Given problem: Identify each line holding the string "seaborn" and copy it.

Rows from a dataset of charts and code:
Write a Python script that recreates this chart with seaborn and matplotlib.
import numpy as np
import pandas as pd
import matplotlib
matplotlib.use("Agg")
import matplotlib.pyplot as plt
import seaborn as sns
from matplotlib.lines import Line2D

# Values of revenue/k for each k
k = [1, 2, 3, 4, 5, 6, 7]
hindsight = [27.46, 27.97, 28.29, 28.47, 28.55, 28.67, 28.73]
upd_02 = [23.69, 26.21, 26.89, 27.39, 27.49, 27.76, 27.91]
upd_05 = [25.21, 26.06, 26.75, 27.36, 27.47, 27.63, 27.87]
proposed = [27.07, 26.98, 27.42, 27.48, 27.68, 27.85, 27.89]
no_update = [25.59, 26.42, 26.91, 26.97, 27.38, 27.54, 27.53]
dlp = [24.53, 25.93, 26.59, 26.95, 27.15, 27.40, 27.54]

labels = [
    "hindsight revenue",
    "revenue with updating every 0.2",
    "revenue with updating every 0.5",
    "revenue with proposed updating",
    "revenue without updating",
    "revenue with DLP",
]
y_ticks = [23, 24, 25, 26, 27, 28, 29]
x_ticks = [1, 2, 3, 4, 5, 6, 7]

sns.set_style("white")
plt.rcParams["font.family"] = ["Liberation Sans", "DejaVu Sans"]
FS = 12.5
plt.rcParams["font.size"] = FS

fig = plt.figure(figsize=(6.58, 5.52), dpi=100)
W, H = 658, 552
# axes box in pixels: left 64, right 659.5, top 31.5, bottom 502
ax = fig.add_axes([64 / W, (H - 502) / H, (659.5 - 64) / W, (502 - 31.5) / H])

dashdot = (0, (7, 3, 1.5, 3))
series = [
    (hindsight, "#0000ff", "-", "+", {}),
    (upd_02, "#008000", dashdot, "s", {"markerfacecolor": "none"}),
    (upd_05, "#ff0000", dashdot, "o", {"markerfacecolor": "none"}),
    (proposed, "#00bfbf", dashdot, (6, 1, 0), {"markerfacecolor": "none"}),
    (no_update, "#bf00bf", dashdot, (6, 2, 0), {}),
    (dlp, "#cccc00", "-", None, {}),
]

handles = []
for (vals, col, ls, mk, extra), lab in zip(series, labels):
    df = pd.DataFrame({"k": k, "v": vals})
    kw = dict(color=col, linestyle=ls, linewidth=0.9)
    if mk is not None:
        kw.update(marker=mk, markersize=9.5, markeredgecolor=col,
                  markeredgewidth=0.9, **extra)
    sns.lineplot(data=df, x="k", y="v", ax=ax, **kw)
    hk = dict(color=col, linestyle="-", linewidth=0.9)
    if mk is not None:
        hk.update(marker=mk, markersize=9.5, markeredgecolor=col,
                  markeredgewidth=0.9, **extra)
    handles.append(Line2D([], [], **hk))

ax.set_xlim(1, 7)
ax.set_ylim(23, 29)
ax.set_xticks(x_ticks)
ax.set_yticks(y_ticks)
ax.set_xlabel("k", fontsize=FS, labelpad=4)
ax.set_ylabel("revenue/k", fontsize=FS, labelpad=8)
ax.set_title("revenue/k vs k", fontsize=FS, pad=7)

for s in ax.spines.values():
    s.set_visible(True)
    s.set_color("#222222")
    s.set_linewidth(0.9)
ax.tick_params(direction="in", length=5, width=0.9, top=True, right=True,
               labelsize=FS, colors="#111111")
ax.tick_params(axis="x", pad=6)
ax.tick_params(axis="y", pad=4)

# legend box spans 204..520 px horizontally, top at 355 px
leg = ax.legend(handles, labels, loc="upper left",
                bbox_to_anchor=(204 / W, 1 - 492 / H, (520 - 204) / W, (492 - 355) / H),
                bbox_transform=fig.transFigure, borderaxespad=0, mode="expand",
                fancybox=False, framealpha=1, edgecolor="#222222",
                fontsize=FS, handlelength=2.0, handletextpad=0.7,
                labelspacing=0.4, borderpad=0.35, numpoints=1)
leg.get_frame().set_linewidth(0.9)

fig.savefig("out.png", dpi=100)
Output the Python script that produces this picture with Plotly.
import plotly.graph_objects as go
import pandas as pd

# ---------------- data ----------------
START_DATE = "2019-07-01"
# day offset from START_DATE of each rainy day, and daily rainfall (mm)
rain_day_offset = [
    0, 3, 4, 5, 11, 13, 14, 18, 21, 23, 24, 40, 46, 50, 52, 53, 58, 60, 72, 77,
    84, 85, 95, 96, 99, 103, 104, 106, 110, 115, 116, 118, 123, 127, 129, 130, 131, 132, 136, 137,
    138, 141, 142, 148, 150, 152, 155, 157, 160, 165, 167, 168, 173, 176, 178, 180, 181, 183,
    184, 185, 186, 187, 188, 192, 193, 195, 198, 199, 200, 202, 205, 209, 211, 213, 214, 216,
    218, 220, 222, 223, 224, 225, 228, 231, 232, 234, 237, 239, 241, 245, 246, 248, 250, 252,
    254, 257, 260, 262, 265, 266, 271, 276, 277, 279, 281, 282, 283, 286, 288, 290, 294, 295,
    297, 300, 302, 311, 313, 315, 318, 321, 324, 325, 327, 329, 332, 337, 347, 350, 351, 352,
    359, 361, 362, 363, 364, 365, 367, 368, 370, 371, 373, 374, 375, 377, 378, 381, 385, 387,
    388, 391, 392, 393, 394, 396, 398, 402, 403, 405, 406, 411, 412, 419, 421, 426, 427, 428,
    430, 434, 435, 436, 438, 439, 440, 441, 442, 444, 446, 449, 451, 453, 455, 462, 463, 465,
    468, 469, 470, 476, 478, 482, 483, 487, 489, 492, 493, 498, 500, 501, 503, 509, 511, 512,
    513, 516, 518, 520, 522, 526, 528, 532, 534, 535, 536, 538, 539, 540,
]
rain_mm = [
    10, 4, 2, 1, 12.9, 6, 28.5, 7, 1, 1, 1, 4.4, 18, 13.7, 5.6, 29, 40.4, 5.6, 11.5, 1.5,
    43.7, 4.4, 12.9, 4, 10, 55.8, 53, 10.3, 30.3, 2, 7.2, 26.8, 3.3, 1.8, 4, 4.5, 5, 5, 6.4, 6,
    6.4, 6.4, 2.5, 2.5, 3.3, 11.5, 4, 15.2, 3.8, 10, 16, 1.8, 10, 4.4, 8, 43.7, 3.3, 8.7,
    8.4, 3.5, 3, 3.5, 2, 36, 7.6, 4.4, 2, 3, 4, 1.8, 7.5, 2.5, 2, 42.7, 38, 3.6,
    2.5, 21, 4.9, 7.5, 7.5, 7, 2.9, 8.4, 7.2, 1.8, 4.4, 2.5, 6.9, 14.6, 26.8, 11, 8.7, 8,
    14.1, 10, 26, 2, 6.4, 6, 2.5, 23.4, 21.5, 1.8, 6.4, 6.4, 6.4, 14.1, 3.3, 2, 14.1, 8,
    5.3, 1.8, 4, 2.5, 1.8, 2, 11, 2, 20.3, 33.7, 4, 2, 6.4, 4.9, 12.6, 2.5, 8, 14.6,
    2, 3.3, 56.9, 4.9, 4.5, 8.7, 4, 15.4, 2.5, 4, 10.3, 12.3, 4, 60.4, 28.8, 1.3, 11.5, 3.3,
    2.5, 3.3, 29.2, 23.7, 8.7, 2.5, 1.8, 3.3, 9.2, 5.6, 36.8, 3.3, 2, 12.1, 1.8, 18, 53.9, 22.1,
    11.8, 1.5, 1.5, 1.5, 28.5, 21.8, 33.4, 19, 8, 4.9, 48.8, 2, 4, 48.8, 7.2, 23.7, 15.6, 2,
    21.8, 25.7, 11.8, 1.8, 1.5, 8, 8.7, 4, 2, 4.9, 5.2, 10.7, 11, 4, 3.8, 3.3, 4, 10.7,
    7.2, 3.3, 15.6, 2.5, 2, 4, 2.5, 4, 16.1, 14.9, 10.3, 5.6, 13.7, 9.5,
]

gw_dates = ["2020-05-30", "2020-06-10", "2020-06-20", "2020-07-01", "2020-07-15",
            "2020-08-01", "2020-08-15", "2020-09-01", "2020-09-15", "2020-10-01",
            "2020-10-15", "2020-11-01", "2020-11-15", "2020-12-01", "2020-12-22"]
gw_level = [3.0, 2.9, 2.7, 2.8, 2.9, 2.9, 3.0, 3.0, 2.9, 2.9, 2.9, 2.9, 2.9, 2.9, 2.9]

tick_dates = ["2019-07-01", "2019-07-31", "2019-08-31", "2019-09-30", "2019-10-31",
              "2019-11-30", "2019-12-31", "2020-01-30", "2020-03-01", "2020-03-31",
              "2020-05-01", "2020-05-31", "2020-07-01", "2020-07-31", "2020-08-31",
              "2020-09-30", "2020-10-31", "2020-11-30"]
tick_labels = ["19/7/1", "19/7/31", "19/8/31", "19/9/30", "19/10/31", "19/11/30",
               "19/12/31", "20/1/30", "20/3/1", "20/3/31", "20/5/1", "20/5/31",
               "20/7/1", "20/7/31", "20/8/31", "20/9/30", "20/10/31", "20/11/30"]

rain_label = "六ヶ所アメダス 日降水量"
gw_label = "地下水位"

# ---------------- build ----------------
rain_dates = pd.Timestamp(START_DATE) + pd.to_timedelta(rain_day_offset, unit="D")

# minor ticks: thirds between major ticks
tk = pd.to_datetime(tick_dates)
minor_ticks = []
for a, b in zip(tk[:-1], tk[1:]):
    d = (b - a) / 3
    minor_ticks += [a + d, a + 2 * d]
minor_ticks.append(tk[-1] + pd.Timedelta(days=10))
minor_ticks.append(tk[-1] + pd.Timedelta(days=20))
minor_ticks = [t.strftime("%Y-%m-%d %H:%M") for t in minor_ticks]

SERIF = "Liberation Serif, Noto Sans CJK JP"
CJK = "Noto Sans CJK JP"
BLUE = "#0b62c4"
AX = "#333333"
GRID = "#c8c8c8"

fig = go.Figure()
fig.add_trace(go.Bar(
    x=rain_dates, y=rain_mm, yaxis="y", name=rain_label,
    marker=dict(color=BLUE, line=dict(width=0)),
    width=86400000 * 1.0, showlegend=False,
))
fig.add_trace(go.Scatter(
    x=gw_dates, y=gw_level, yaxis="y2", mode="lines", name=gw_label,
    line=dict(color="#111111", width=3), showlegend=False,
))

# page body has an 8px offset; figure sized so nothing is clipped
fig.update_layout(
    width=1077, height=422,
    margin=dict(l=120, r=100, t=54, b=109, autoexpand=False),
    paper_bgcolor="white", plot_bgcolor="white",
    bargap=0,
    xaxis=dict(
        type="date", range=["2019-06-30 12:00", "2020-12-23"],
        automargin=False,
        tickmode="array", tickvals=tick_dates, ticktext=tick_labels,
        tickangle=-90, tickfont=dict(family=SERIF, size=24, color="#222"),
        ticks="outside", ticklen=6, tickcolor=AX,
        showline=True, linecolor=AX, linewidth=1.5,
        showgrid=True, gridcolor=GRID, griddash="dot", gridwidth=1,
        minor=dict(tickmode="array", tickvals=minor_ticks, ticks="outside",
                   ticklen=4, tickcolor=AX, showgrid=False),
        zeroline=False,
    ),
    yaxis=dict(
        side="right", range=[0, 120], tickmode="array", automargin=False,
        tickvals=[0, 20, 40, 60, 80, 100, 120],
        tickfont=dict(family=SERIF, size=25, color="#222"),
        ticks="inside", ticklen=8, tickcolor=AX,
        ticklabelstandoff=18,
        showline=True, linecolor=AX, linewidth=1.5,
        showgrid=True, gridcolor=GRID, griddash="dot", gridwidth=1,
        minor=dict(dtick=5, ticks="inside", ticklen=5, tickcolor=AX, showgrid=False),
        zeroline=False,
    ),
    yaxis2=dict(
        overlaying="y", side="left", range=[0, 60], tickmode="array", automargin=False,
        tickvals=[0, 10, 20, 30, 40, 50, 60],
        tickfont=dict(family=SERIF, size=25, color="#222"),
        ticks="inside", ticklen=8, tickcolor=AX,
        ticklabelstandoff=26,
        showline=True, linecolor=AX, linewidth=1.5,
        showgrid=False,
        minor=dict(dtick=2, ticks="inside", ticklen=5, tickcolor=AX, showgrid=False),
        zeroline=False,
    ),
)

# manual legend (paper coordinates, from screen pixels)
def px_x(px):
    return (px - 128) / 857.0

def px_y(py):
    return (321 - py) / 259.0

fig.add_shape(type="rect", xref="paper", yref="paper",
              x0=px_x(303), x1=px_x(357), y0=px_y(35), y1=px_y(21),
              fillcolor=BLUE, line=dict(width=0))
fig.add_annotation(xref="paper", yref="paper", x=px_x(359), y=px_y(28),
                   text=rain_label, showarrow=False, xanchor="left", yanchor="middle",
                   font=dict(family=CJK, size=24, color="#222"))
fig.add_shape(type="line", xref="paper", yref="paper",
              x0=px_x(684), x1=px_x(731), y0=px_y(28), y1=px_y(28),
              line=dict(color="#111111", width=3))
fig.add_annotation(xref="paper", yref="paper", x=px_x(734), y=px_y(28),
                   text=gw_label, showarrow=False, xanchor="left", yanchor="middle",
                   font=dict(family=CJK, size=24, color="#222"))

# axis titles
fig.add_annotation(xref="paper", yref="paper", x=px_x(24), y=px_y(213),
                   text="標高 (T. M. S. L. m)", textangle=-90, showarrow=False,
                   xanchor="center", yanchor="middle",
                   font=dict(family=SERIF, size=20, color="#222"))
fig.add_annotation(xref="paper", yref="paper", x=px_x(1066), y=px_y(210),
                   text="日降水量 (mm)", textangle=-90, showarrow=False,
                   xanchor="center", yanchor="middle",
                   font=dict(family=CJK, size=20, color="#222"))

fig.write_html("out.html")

Response below:
Write a Python script that recreates this chart with seaborn and matplotlib.
import seaborn as sns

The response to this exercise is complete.